Financial Planning and Analysis

What Is the Difference Between Excess and Umbrella Liability?

Gain clarity on advanced liability coverage. Understand how different high-limit policies protect your assets from major claims.

Liability insurance serves as a safeguard against unforeseen financial burdens from accidents or unfortunate events. It offers protection for individuals and businesses, helping to shield assets from potential lawsuits. Understanding different liability coverages, such as excess and umbrella policies, is important for financial planning. These specialized insurance products provide an additional layer of security when primary insurance limits are not enough to cover significant claims.

Foundational Understanding of Liability Coverage

Liability insurance protects an insured party from claims stemming from injuries or damage caused to others or their property. This coverage handles legal costs, including defense expenses, and pays damages if the insured is found legally responsible.

The purpose of liability insurance is to compensate third parties who suffer a loss due to the insured’s negligence. It does not cover damages to the policyholder’s own property or injuries to the policyholder; it focuses on financial repercussions for others. Common primary liability policies include auto insurance, which covers bodily injury and property damage in vehicle accidents, and homeowners insurance, which includes personal liability coverage for incidents on one’s property. Businesses rely on general liability insurance to protect against claims arising from their operations, such as bodily injury or property damage on their premises.

Excess Liability Insurance

Excess liability insurance extends the limits of a single, specific underlying primary insurance policy. This policy activates only after the coverage limits of that primary policy are fully exhausted by a claim. For example, if a general liability policy has a $1 million limit and a claim arises for $1.5 million, an excess liability policy would cover the additional $500,000.

An excess liability policy provides higher financial limits for the same types of risks covered by the underlying policy. It “sits on top” of a single policy, such as an auto or homeowners policy, and mirrors its terms and conditions. This means the excess policy does not broaden the scope of coverage or introduce new types of covered perils; it simply increases the maximum payout for existing ones.

A common scenario involves a severe car accident where the at-fault driver’s primary auto liability limits are insufficient. Once the primary auto policy pays its maximum amount, the excess liability policy would then cover the remaining costs up to its own limit. Businesses might purchase excess liability to extend general liability coverage, protecting against catastrophic claims exceeding standard policy limits. Excess liability policies are more cost-effective than umbrella policies because they focus solely on increasing the limits of a single, defined risk.

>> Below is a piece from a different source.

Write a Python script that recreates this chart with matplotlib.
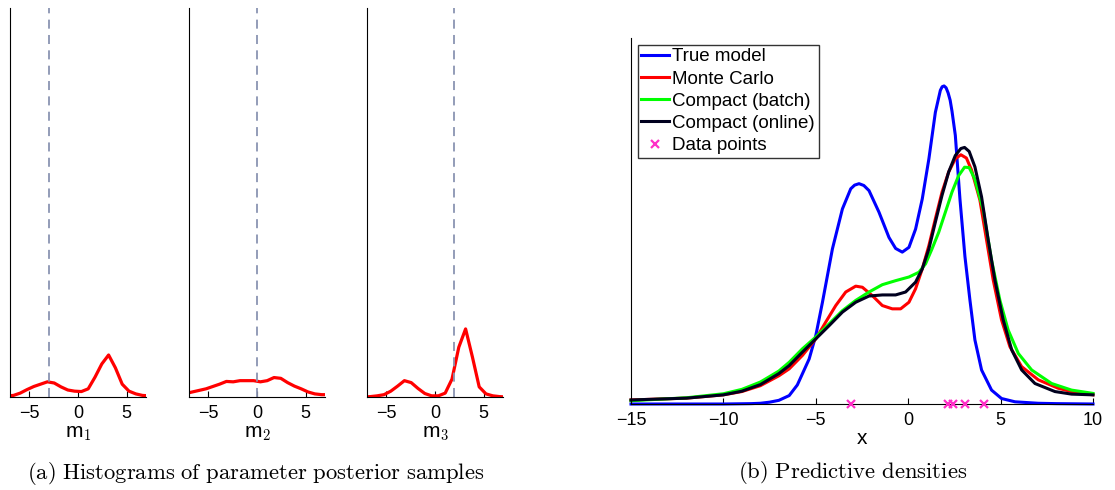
import numpy as np
import matplotlib
matplotlib.use("Agg")
import matplotlib.pyplot as plt

plt.rcParams['font.family'] = ['Liberation Sans', 'DejaVu Sans']
plt.rcParams['mathtext.fontset'] = 'cm'

# ---- left: histograms of parameter posterior samples (bin centres, heights) ----
bin_centres = [-7.35, -6.65, -5.95, -5.25, -4.55, -3.85, -3.15, -2.45, -1.75, -1.05, -0.35,
               0.35, 1.05, 1.75, 2.45, 3.15, 3.85, 4.55, 5.25, 5.95, 6.65, 7.35]
hist_m1 = [0.003, 0.004, 0.010, 0.019, 0.027, 0.033, 0.039, 0.036, 0.026, 0.018, 0.015,
           0.014, 0.021, 0.051, 0.085, 0.108, 0.075, 0.033, 0.015, 0.008, 0.004, 0.003]
hist_m2 = [0.009, 0.013, 0.017, 0.021, 0.027, 0.033, 0.040, 0.039, 0.042, 0.042, 0.042,
           0.039, 0.042, 0.050, 0.048, 0.037, 0.028, 0.021, 0.013, 0.008, 0.006, 0.006]
hist_m3 = [0.000, 0.001, 0.003, 0.006, 0.015, 0.028, 0.042, 0.037, 0.022, 0.009, 0.003,
           0.003, 0.010, 0.046, 0.128, 0.175, 0.103, 0.026, 0.008, 0.003, 0.001, 0.000]
true_means = [-3, 0, 2]
hist_labels = ['m$_{\\mathsf{1}}$', 'm$_{\\mathsf{2}}$', 'm$_{\\mathsf{3}}$']

# ---- right: predictive densities ----
true_x = [-15, -10, -8.5, -8, -7.5, -7, -6.44, -6, -5.36, -5.0, -4.64, -4.1, -3.56, -3.11,
          -2.9, -2.66, -2.4, -2.12, -1.58, -1.04, -0.68, -0.32, 0.04, 0.4, 0.76, 1.12, 1.47,
          1.74, 1.84, 1.94, 2.05, 2.16, 2.27, 2.37, 2.55, 2.8, 3.07, 3.34, 3.61, 3.97, 4.51,
          5.05, 5.78, 7.04, 8, 10]
true_y = [0, 0, 0.001, 0.002, 0.005, 0.01, 0.023, 0.052, 0.123, 0.187, 0.278, 0.424, 0.533,
          0.588, 0.598, 0.602, 0.597, 0.583, 0.524, 0.455, 0.425, 0.415, 0.428, 0.478, 0.56,
          0.67, 0.797, 0.857, 0.867, 0.869, 0.864, 0.85, 0.83, 0.8, 0.734, 0.56, 0.403, 0.284,
          0.175, 0.093, 0.038, 0.015, 0.006, 0.002, 0.001, 0]

mc_x = [-15, -12, -10, -9, -8, -7, -6.44, -5.72, -5.0, -4.46, -3.92, -3.38, -2.84, -2.48,
        -1.94, -1.4, -0.86, -0.41, 0.04, 0.4, 0.76, 1.12, 1.47, 1.83, 2.19, 2.55, 2.85, 3.15,
        3.43, 3.88, 4.24, 4.6, 5.05, 5.5, 6.14, 7.04, 8.12, 9, 10]
mc_y = [0.011, 0.016, 0.025, 0.034, 0.05, 0.077, 0.096, 0.133, 0.178, 0.224, 0.269, 0.306,
        0.322, 0.319, 0.296, 0.269, 0.26, 0.26, 0.278, 0.315, 0.369, 0.433, 0.506, 0.579,
        0.634, 0.67, 0.681, 0.672, 0.639, 0.557, 0.448, 0.339, 0.23, 0.157, 0.102, 0.066,
        0.043, 0.032, 0.025]

batch_x = [-15, -12, -10, -9, -8, -7, -6.44, -5.72, -5.0, -4.28, -3.56, -2.84, -2.12, -1.4,
           -0.68, 0.04, 0.58, 0.94, 1.29, 1.65, 2.01, 2.37, 2.73, 3.05, 3.3, 3.6, 4.06, 4.51,
           4.96, 5.41, 5.96, 6.68, 7.76, 8.84, 10]
batch_y = [0.009, 0.017, 0.028, 0.04, 0.06, 0.09, 0.114, 0.151, 0.183, 0.219, 0.255, 0.283,
           0.306, 0.326, 0.337, 0.347, 0.36, 0.383, 0.424, 0.469, 0.524, 0.579, 0.624, 0.647,
           0.646, 0.615, 0.53, 0.393, 0.284, 0.202, 0.138, 0.093, 0.056, 0.038, 0.029]

online_x = [-15, -12, -10, -9, -8, -7, -6.44, -5.72, -5.0, -4.28, -3.56, -2.84, -2.12, -1.4,
            -0.68, -0.14, 0.4, 0.76, 1.12, 1.47, 1.83, 2.19, 2.55, 2.85, 3.05, 3.3, 3.61, 3.97,
            4.33, 4.69, 5.14, 5.6, 6.14, 6.86, 7.94, 8.84, 10]
online_y = [0.011, 0.016, 0.025, 0.035, 0.053, 0.083, 0.105, 0.142, 0.178, 0.214, 0.251,
            0.278, 0.295, 0.298, 0.298, 0.306, 0.333, 0.369, 0.424, 0.497, 0.57, 0.634, 0.679,
            0.698, 0.701, 0.69, 0.648, 0.566, 0.448, 0.339, 0.23, 0.148, 0.093, 0.056, 0.034,
            0.027, 0.025]

data_points = [-3.1, 2.17, 2.45, 3.05, 4.1]

W, H = 1115, 490
fig = plt.figure(figsize=(W / 100, H / 100), dpi=100)

hists = [hist_m1, hist_m2, hist_m3]
lefts = [10, 189, 367]
for i in range(3):
    ax = fig.add_axes([lefts[i] / W, 93 / H, 136 / W, 389 / H])
    ax.plot(bin_centres, hists[i], color='#ff0000', lw=2.3)
    ax.axvline(true_means[i], color='#8a94b2', lw=1.3, ls=(0, (5, 3.5)))
    ax.set_xlim(-7, 7)
    ax.set_ylim(0, 1)
    ax.set_xticks([-5, 0, 5])
    ax.set_yticks([])
    ax.spines['top'].set_visible(False)
    ax.spines['right'].set_visible(False)
    ax.tick_params(axis='x', direction='in', length=4, labelsize=13, pad=6)
    ax.set_xlabel(hist_labels[i], fontsize=15, labelpad=1.5)

axr = fig.add_axes([631 / W, 86 / H, 462 / W, 366 / H])
axr.plot(true_x, true_y, color='#0000ff', lw=2.2, label='True model', clip_on=False)
axr.plot(mc_x, mc_y, color='#ff0000', lw=2.2, label='Monte Carlo', clip_on=False)
axr.plot(batch_x, batch_y, color='#00ff00', lw=2.2, label='Compact (batch)', clip_on=False)
axr.plot(online_x, online_y, color='#00001e', lw=2.2, label='Compact (online)', clip_on=False)
axr.plot(data_points, np.zeros(len(data_points)), 'x', color='#ff2fc8', ms=5.5, mew=1.6,
         label='Data points', clip_on=False, zorder=5)
axr.set_xlim(-15, 10)
axr.set_ylim(0, 1)
axr.set_xticks([-15, -10, -5, 0, 5, 10])
axr.set_yticks([])
axr.spines['top'].set_visible(False)
axr.spines['right'].set_visible(False)
axr.tick_params(axis='x', direction='in', length=4, labelsize=13, pad=6)
axr.set_xlabel('x', fontsize=15, labelpad=0)
leg = axr.legend(loc='upper left', fontsize=13.5, frameon=True, fancybox=False,
                 edgecolor='black', handlelength=1.5, handletextpad=0.15, labelspacing=0.27,
                 borderpad=0.2, borderaxespad=0.35, numpoints=1)
leg.get_frame().set_linewidth(1.0)

fig.text(256 / W, 1 - 473 / H, r'$\mathrm{(a)\ Histograms\ of\ parameter\ posterior\ samples}$',
         ha='center', va='center', fontsize=16.3)
fig.text(853 / W, 1 - 472 / H, r'$\mathrm{(b)\ Predictive\ densities}$',
         ha='center', va='center', fontsize=16.3)

fig.savefig('out.png', dpi=100)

Umbrella Liability Insurance

Umbrella liability insurance provides a broad layer of additional coverage that extends beyond the limits of multiple underlying primary insurance policies. Unlike excess policies, an umbrella policy can cover a wider array of scenarios, including those not addressed by standard policies like homeowners, auto, or boat insurance. This comprehensive nature gives it the “umbrella” designation, signifying its wide-ranging protection.

This insurance activates once the limits of the underlying policies are exhausted, applying across various personal or commercial exposures. If an individual’s auto insurance limit is reached after a significant accident, their umbrella policy would then provide additional coverage for the remaining damages. Beyond increasing limits, umbrella policies offer protection for certain liability claims that primary policies might exclude, such as libel, slander, false arrest, or invasion of privacy.

Examples of situations where umbrella liability insurance is valuable include a homeowner being sued for a guest’s severe injury on their property that exceeds homeowners insurance limits, or a personal lawsuit for defamation arising from social media comments. It can also provide coverage for liabilities related to rental properties or incidents involving a dog bite, extending protection beyond typical property or auto policies. Umbrella policies offer substantial coverage amounts, often starting at $1 million, providing a significant financial safety net for substantial claims.

Key Distinctions

The fundamental difference between excess and umbrella liability insurance lies in their scope of coverage. Excess liability extends the limits of a single, specified underlying primary policy, operating as a “follow-form” policy that adheres to its exact terms and conditions. In contrast, an umbrella liability policy offers broader protection, applying over multiple underlying primary policies like auto, homeowners, and even boat insurance.

Excess policies are directly tied to one specific primary policy, activating only when that policy’s limits are exhausted. Umbrella policies also require underlying coverage, but they can “drop down” and act as primary insurance for certain losses not covered by the underlying policies, such as claims for libel or slander. This capability to cover claims excluded by primary policies is a significant distinction, offering protection for unique personal injury claims that excess policies do not.

The broader coverage offered by umbrella policies means they can fill potential gaps in protection across various aspects of an insured’s life or business. While an excess policy provides higher limits for an existing risk, an umbrella policy can introduce new types of covered risks. Umbrella insurance may be more expensive than excess liability insurance, reflecting its wider range of covered perils and greater flexibility. Umbrella policies offer substantial value, safeguarding significant assets against diverse potential lawsuits.